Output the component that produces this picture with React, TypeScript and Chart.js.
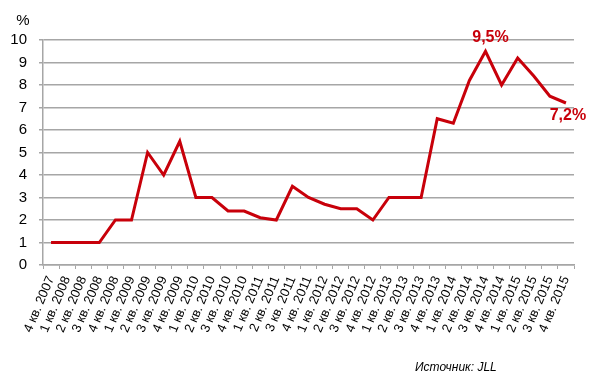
import React, { useEffect, useRef } from "react";
import { Chart, registerables } from "chart.js";

Chart.register(...registerables);

const categories = [
  "4 кв. 2007", "1 кв. 2008", "2 кв. 2008", "3 кв. 2008", "4 кв. 2008",
  "1 кв. 2009", "2 кв. 2009", "3 кв. 2009", "4 кв. 2009",
  "1 кв. 2010", "2 кв. 2010", "3 кв. 2010", "4 кв. 2010",
  "1 кв. 2011", "2 кв. 2011", "3 кв. 2011", "4 кв. 2011",
  "1 кв. 2012", "2 кв. 2012", "3 кв. 2012", "4 кв. 2012",
  "1 кв. 2013", "2 кв. 2013", "3 кв. 2013", "4 кв. 2013",
  "1 кв. 2014", "2 кв. 2014", "3 кв. 2014", "4 кв. 2014",
  "1 кв. 2015", "2 кв. 2015", "3 кв. 2015", "4 кв. 2015",
];

const vacancy = [
  1, 1, 1, 1, 2,
  2, 5, 4, 5.5,
  3, 3, 2.4, 2.4,
  2.1, 2, 3.5, 3,
  2.7, 2.5, 2.5, 2,
  3, 3, 3, 6.5,
  6.3, 8.2, 9.5, 8,
  9.2, 8.4, 7.5, 7.2,
];

const annotations = [
  { index: 27, text: "9,5%", dx: 5, dy: -14 },
  { index: 32, text: "7,2%", dx: 2, dy: 13 },
];

const yTitle = "%";
const sourceText = "Источник: JLL";
const RED = "#c8000a";

export default function App() {
  const ref = useRef<HTMLCanvasElement | null>(null);

  useEffect(() => {
    if (!ref.current) return;
    const textPlugin = {
      id: "texts",
      afterDraw(chart: any) {
        const ctx = chart.ctx;
        const xs = chart.scales.x;
        const ys = chart.scales.y;
        ctx.save();
        ctx.fillStyle = RED;
        ctx.font = "bold 16px 'Liberation Sans', Arial, sans-serif";
        ctx.textAlign = "center";
        ctx.textBaseline = "middle";
        annotations.forEach((a) => {
          const x = xs.getPixelForValue(a.index);
          const y = ys.getPixelForValue(vacancy[a.index]);
          ctx.fillText(a.text, x + a.dx, y + a.dy);
        });
        ctx.fillStyle = "#000";
        ctx.font = "15px 'Liberation Sans', Arial, sans-serif";
        ctx.fillText(yTitle, 23, 21);
        ctx.font = "italic 12px 'Liberation Sans', Arial, sans-serif";
        ctx.textAlign = "left";
        ctx.fillText(sourceText, 415, 368);
        ctx.restore();
      },
    };

    const chart = new Chart(ref.current, {
      type: "line",
      data: {
        labels: categories,
        datasets: [
          {
            data: vacancy,
            borderColor: RED,
            borderWidth: 3,
            pointRadius: 0,
            tension: 0,
            fill: false,
          },
        ],
      },
      options: {
        animation: false,
        responsive: false,
        maintainAspectRatio: false,
        layout: { padding: { top: 40, right: 26, left: 0, bottom: 0 } },
        plugins: { legend: { display: false }, tooltip: { enabled: false } },
        scales: {
          x: {
            offset: true,
            grid: {
              offset: true,
              drawOnChartArea: false,
              drawTicks: true,
              tickLength: 4,
              color: "#a6a6a6",
            },
            border: { color: "#a6a6a6", width: 1.5 },
            ticks: {
              autoSkip: false,
              minRotation: 67,
              maxRotation: 67,
              color: "#000",
              padding: 5,
              font: { size: 13, family: "'Liberation Sans', Arial, sans-serif" },
            },
            afterFit(scale: any) {
              scale.height = 115;
            },
          },
          y: {
            min: 0,
            max: 10,
            ticks: {
              stepSize: 1,
              color: "#000",
              padding: 12,
              font: { size: 15, family: "'Liberation Sans', Arial, sans-serif" },
            },
            grid: { color: "#a6a6a6", lineWidth: 1.5, tickLength: 4 },
            border: { color: "#a6a6a6", width: 1.5 },
            afterFit(scale: any) {
              scale.width = 43;
            },
          },
        },
      },
      plugins: [textPlugin],
    });
    return () => chart.destroy();
  }, []);

  return (
    <div style={{ position: "absolute", left: 0, top: 0, width: 600, height: 380, background: "#fff" }}>
      <canvas ref={ref} width={600} height={380} />
    </div>
  );
}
⁂
• **What needs to be done**
Leave the pictures out and reproduce exactly the lines from the top of the listing above through the line with "Chart.register(...registerables);".

• **Task output**
Output the component that produces this picture with React, TypeScript and Chart.js.
import React, { useEffect, useRef } from "react";
import { Chart, registerables } from "chart.js";

Chart.register(...registerables);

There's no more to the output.